[Figure scripts]

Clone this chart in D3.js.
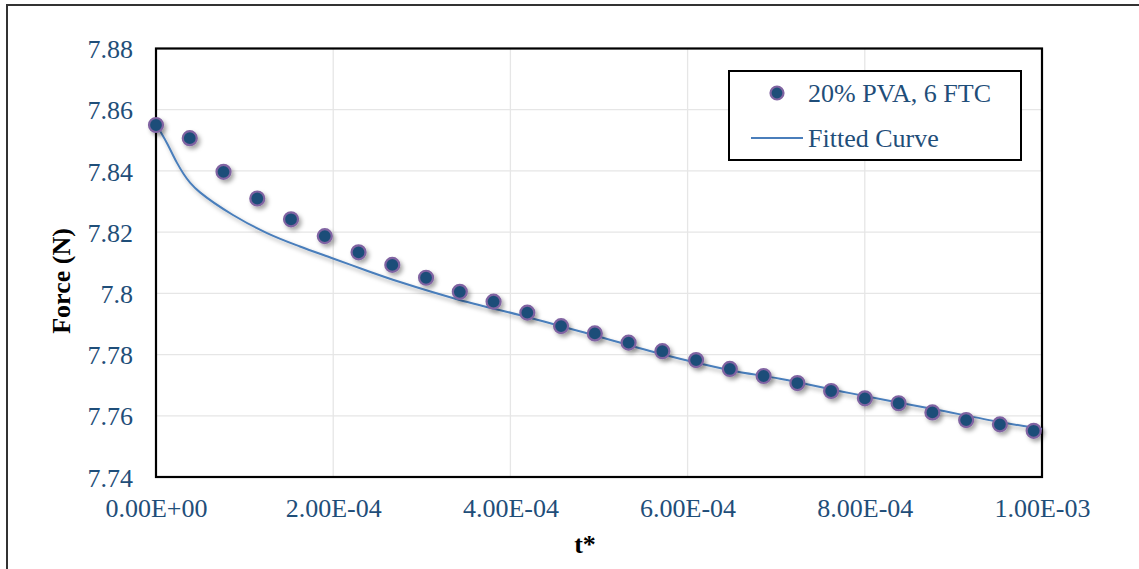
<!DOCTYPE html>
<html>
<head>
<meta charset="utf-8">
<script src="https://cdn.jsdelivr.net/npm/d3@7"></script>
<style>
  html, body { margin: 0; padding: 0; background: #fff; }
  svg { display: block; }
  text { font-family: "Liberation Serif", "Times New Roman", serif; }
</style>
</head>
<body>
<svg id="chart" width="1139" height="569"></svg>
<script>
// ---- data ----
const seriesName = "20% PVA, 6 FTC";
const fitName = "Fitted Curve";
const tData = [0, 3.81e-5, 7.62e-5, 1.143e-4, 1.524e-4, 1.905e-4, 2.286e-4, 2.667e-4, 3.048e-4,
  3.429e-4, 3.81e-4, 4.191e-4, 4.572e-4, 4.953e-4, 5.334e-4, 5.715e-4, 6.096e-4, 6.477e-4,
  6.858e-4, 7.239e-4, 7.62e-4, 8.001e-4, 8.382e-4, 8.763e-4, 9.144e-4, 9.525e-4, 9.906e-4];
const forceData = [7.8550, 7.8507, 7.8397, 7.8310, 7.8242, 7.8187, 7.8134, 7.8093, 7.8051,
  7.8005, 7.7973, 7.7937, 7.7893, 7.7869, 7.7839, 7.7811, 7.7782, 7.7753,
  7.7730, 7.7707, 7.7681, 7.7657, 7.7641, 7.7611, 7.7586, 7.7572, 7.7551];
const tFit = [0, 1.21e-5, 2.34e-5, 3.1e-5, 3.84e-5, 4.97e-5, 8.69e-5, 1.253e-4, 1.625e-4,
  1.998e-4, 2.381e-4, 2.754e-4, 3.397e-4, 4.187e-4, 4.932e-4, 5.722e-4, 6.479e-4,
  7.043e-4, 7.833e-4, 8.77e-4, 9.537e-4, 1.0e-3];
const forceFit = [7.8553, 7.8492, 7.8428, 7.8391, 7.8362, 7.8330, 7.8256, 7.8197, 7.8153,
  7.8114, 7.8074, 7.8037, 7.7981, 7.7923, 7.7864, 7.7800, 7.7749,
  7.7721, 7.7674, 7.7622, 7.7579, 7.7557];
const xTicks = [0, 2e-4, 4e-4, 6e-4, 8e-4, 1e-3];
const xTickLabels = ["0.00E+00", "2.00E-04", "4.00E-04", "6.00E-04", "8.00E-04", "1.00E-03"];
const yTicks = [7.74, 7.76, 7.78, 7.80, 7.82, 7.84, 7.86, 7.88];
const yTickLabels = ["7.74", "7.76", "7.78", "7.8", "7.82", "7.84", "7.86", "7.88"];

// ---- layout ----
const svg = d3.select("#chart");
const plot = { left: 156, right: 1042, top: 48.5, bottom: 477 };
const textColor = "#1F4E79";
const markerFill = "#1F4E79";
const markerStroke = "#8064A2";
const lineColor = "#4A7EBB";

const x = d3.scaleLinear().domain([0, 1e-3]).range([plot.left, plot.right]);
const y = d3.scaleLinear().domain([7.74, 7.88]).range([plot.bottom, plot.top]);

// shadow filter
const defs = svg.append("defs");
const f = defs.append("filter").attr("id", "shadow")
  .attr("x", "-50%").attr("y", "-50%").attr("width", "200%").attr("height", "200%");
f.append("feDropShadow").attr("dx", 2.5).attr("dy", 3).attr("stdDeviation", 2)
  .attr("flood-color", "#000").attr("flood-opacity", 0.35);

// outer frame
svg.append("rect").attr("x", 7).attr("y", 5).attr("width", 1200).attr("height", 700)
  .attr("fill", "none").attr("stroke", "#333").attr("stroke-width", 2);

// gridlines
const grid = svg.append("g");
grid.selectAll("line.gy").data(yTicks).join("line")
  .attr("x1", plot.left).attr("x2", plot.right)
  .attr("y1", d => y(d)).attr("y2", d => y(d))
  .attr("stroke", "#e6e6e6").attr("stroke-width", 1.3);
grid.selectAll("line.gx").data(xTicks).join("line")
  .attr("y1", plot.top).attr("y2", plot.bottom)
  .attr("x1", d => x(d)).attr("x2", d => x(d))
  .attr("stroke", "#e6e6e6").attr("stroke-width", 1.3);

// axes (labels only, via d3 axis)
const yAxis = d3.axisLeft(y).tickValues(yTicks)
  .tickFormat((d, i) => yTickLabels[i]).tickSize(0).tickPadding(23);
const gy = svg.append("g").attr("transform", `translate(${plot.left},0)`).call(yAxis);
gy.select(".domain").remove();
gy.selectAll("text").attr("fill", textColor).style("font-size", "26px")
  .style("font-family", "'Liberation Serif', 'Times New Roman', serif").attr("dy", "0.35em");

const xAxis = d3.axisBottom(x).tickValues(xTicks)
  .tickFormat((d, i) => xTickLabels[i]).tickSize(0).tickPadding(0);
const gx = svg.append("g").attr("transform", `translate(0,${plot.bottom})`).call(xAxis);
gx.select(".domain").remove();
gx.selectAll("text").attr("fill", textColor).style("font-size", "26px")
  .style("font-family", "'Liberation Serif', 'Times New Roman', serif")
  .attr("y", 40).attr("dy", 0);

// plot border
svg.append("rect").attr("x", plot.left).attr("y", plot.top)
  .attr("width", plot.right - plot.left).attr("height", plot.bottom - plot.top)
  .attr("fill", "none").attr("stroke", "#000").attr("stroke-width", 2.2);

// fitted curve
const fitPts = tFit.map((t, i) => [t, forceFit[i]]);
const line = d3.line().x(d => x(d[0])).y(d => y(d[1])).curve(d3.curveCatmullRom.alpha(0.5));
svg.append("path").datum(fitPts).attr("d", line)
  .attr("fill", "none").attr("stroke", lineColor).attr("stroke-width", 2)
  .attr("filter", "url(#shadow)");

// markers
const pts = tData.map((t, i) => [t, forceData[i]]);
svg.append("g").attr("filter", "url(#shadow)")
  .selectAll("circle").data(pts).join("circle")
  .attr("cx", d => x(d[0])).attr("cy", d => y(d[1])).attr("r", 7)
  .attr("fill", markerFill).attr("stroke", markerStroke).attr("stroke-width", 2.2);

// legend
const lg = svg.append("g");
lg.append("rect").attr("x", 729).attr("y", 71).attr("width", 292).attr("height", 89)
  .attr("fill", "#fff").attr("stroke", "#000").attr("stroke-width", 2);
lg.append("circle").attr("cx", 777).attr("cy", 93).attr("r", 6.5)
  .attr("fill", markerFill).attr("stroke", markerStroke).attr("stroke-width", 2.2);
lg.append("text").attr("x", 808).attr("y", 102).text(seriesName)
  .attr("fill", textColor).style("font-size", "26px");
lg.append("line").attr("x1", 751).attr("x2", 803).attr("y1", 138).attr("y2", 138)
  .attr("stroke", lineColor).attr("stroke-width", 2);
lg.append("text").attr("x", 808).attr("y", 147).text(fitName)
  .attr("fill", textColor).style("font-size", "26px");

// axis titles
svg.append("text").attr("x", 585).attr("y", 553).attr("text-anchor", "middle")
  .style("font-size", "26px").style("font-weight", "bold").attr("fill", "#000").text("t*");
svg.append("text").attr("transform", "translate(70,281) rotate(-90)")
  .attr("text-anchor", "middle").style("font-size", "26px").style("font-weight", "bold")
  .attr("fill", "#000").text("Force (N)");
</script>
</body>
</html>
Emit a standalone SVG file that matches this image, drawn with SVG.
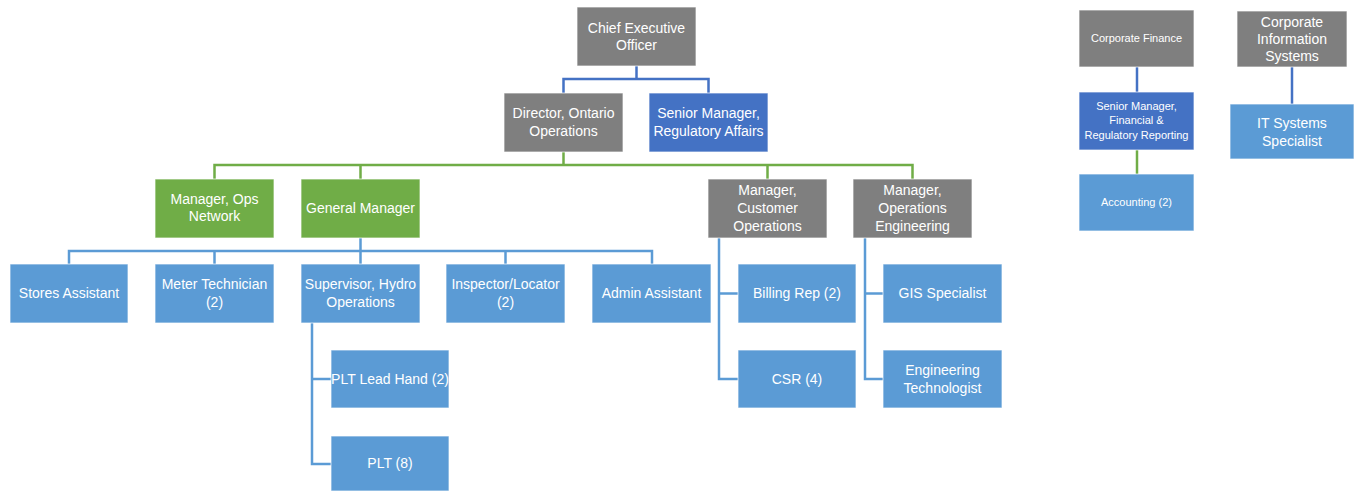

**Task prompt**
Of the lines above, how many contain the string "this"? Only the number is required.

**Output**
2